### Requirement
Write out each line of the listing as it stands, without the images.

### Provided material
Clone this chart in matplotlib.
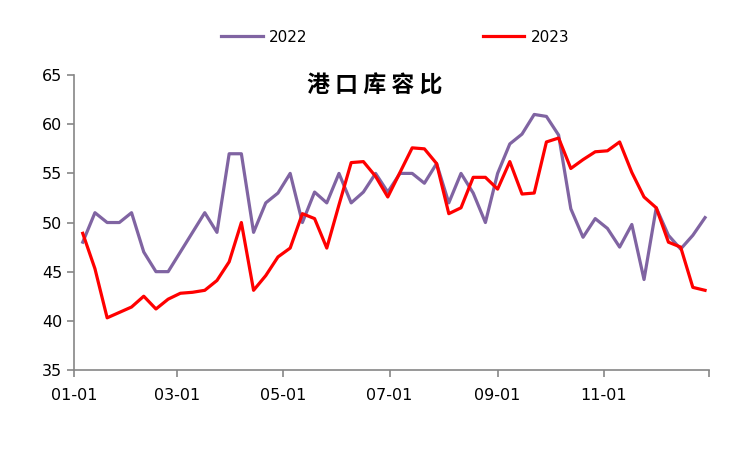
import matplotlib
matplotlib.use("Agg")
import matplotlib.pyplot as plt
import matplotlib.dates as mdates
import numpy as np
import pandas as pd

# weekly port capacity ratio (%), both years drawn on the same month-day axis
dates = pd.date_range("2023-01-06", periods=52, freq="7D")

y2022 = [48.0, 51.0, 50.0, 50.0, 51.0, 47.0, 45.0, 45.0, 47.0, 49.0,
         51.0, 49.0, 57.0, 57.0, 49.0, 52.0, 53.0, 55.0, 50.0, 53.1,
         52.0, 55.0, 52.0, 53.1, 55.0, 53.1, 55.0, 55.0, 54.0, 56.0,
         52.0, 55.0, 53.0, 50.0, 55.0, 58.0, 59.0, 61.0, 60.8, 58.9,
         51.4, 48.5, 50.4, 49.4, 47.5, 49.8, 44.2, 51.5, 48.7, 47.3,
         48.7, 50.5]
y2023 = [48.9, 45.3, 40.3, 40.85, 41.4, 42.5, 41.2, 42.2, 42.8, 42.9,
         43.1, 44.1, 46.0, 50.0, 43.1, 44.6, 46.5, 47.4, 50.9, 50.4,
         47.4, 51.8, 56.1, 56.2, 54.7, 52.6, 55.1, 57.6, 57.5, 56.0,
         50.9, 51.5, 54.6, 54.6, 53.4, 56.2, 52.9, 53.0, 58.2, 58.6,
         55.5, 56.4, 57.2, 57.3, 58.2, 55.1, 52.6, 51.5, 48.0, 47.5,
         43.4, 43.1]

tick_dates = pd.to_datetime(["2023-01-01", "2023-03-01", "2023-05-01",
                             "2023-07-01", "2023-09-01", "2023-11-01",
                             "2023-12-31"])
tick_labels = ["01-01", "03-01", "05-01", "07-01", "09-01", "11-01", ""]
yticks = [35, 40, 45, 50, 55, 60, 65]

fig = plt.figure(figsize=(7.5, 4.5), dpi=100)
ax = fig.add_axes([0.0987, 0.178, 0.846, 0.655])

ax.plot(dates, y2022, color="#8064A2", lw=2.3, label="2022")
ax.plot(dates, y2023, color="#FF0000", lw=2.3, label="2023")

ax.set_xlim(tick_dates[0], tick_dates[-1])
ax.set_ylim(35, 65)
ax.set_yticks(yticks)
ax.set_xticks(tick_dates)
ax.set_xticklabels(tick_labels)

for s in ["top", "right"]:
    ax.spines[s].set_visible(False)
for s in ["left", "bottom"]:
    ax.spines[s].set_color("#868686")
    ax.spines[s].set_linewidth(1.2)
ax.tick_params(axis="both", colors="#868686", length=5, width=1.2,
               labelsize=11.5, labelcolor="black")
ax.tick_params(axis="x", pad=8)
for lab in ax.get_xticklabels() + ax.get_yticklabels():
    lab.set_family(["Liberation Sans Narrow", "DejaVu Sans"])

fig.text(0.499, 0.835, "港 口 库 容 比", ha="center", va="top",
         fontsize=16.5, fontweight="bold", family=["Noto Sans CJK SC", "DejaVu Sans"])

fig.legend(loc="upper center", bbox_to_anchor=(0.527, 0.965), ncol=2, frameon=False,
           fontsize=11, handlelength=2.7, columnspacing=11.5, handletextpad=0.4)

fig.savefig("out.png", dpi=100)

### The solution
Clone this chart in matplotlib.
import matplotlib
matplotlib.use("Agg")
import matplotlib.pyplot as plt
import matplotlib.dates as mdates
import numpy as np
import pandas as pd

# weekly port capacity ratio (%), both years drawn on the same month-day axis
dates = pd.date_range("2023-01-06", periods=52, freq="7D")

y2022 = [48.0, 51.0, 50.0, 50.0, 51.0, 47.0, 45.0, 45.0, 47.0, 49.0,
         51.0, 49.0, 57.0, 57.0, 49.0, 52.0, 53.0, 55.0, 50.0, 53.1,
         52.0, 55.0, 52.0, 53.1, 55.0, 53.1, 55.0, 55.0, 54.0, 56.0,
         52.0, 55.0, 53.0, 50.0, 55.0, 58.0, 59.0, 61.0, 60.8, 58.9,
         51.4, 48.5, 50.4, 49.4, 47.5, 49.8, 44.2, 51.5, 48.7, 47.3,
         48.7, 50.5]
y2023 = [48.9, 45.3, 40.3, 40.85, 41.4, 42.5, 41.2, 42.2, 42.8, 42.9,
         43.1, 44.1, 46.0, 50.0, 43.1, 44.6, 46.5, 47.4, 50.9, 50.4,
         47.4, 51.8, 56.1, 56.2, 54.7, 52.6, 55.1, 57.6, 57.5, 56.0,
         50.9, 51.5, 54.6, 54.6, 53.4, 56.2, 52.9, 53.0, 58.2, 58.6,
         55.5, 56.4, 57.2, 57.3, 58.2, 55.1, 52.6, 51.5, 48.0, 47.5,
         43.4, 43.1]

tick_dates = pd.to_datetime(["2023-01-01", "2023-03-01", "2023-05-01",
                             "2023-07-01", "2023-09-01", "2023-11-01",
                             "2023-12-31"])
tick_labels = ["01-01", "03-01", "05-01", "07-01", "09-01", "11-01", ""]
yticks = [35, 40, 45, 50, 55, 60, 65]

fig = plt.figure(figsize=(7.5, 4.5), dpi=100)
ax = fig.add_axes([0.0987, 0.178, 0.846, 0.655])

ax.plot(dates, y2022, color="#8064A2", lw=2.3, label="2022")
ax.plot(dates, y2023, color="#FF0000", lw=2.3, label="2023")

ax.set_xlim(tick_dates[0], tick_dates[-1])
ax.set_ylim(35, 65)
ax.set_yticks(yticks)
ax.set_xticks(tick_dates)
ax.set_xticklabels(tick_labels)

for s in ["top", "right"]:
    ax.spines[s].set_visible(False)
for s in ["left", "bottom"]:
    ax.spines[s].set_color("#868686")
    ax.spines[s].set_linewidth(1.2)
ax.tick_params(axis="both", colors="#868686", length=5, width=1.2,
               labelsize=11.5, labelcolor="black")
ax.tick_params(axis="x", pad=8)
for lab in ax.get_xticklabels() + ax.get_yticklabels():
    lab.set_family(["Liberation Sans Narrow", "DejaVu Sans"])

fig.text(0.499, 0.835, "港 口 库 容 比", ha="center", va="top",
         fontsize=16.5, fontweight="bold", family=["Noto Sans CJK SC", "DejaVu Sans"])

fig.legend(loc="upper center", bbox_to_anchor=(0.527, 0.965), ncol=2, frameon=False,
           fontsize=11, handlelength=2.7, columnspacing=11.5, handletextpad=0.4)

fig.savefig("out.png", dpi=100)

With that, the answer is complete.